Background & Aims
Oxidative stress is recognized as a major driver of nonalcoholic steatohepatitis (NASH) progression. The transcription factor NRF2 and its negative regulator KEAP1 are master regulators of redox, metabolic and protein homeostasis, detoxification and appear therefore as attractive drug targets for the treatment of NASH.
Molecular modeling as well X-ray crystallography were used to design S217879 as a small molecule disrupting the KEAP1-NRF2 interaction. S217879 was highly characterized using various molecular and cellular assays. It was then evaluated in two different NASH-relevant preclinical models, namely the methionine and choline-deficient diet (MCD) and Diet-induced Obesity NASH (DIO NASH) mouse model.
Molecular and cell-based assays confirmed that S217879 is a highly potent and selective NRF2 activator with marked anti-inflammatory properties as shown in primary human PBMCs. S217879 treatment for 2 weeks led in MCD mice to a dose-dependent reduction in NAFLD activity score (NAS) while significantly increasing liver Nqo1 mRNA levels, a specific NRF2 target engagement biomarker. In DIO NASH mice, S217879 treatment resulted in a significant improvement of established liver injury with clear reduction in both NAS score as well as liver fibrosis. Alpha SMA and Col1A1 staining as well as quantification of liver hydroxyproline levels confirmed the reduction in liver fibrosis in response to S217879. RNA seq analyses revealed major alterations in the liver transcriptome in response to S217879 with activation of NRF2-dependent gene transcription as well as a marked inhibition of key signaling pathways driving disease progression.

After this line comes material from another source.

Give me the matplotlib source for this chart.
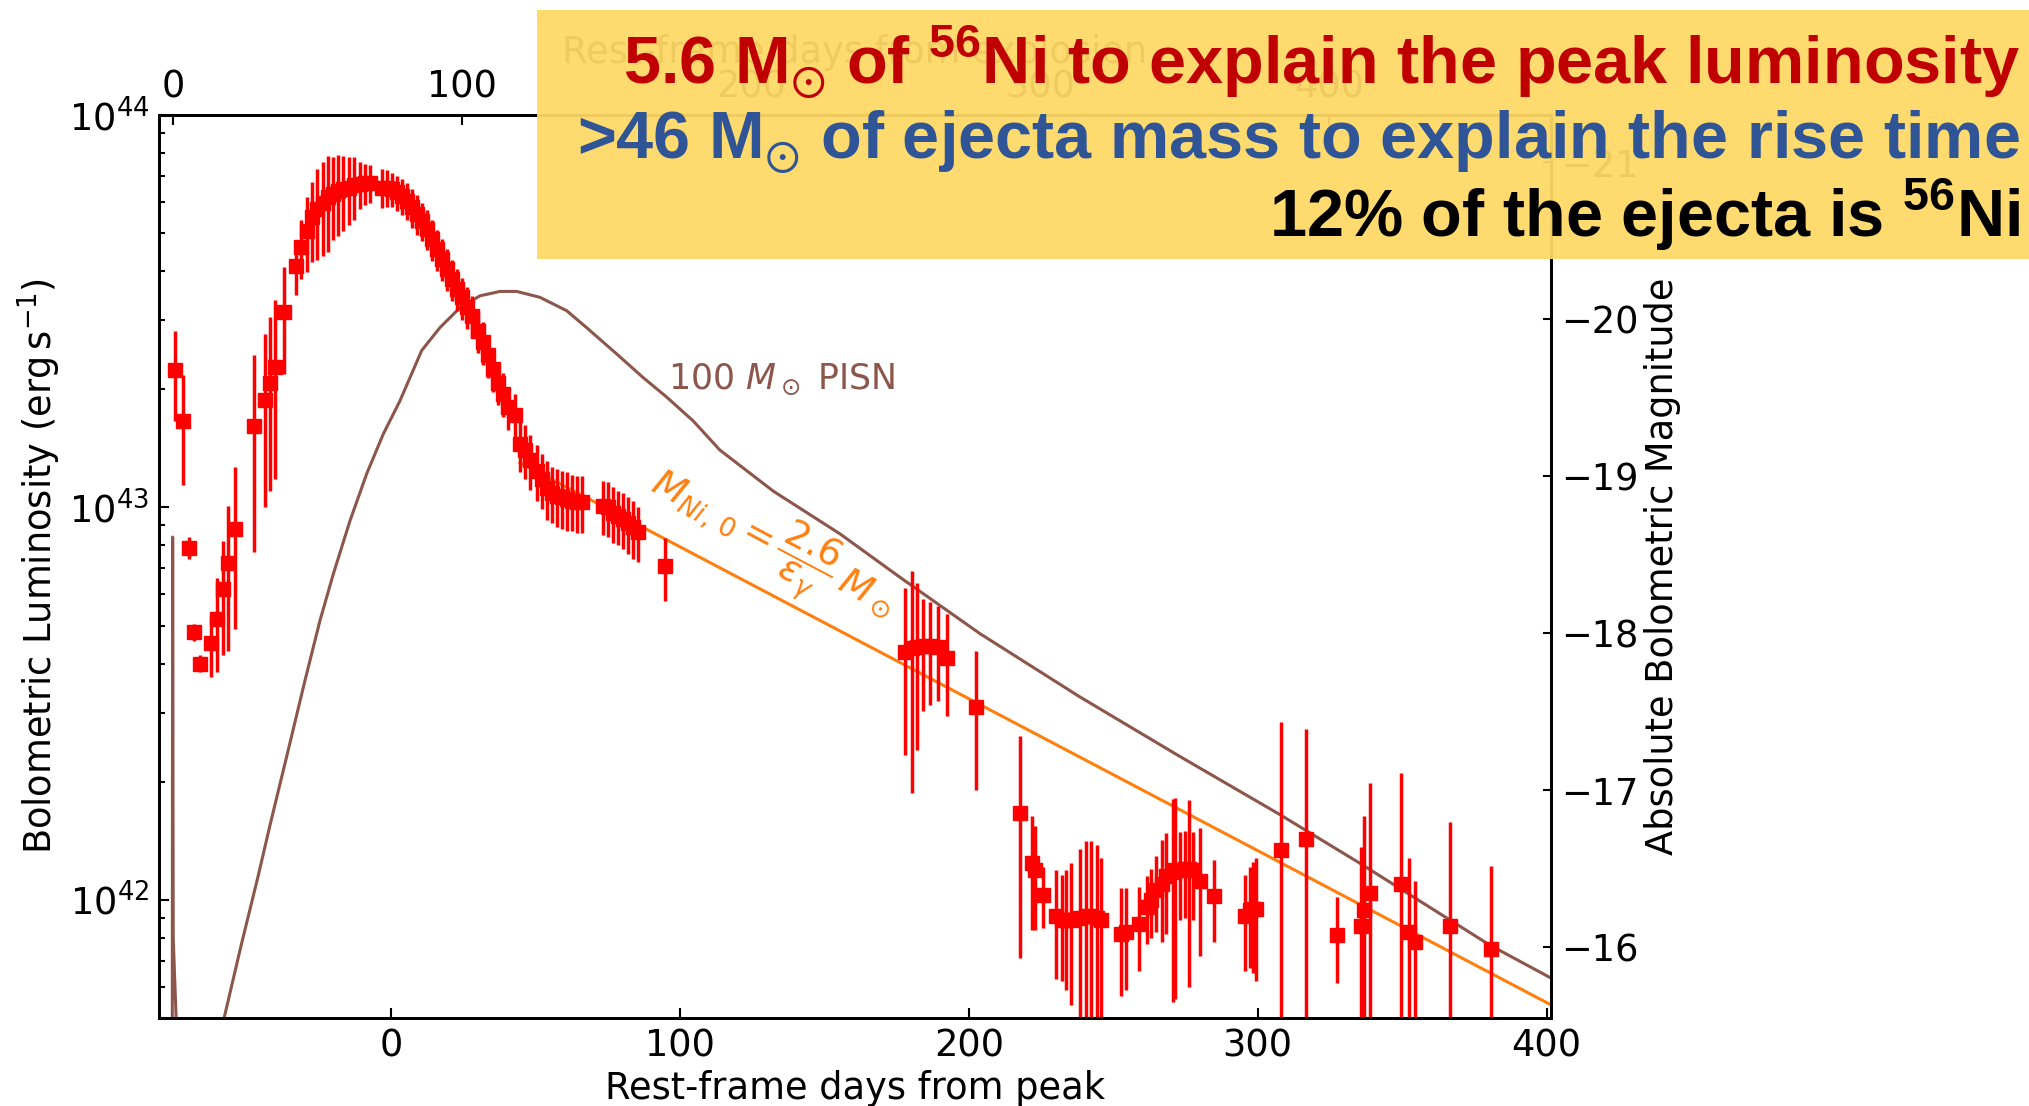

These results highlight the potential of selective disruption of NRF2-KEAP1 interaction for the treatment of NASH and liver fibrosis.
We report the discovery of S217879 as a potent and selective NRF2 activator with good pharmacokinetic properties. By disrupting the KEAP1-NRF2 interaction, S217879 triggers the up-regulation of the antioxidant response and the coordinated regulation of a wide spectrum of genes involved with NASH disease progression leading ultimately to the reduction of both NASH and liver fibrosis progression in mice.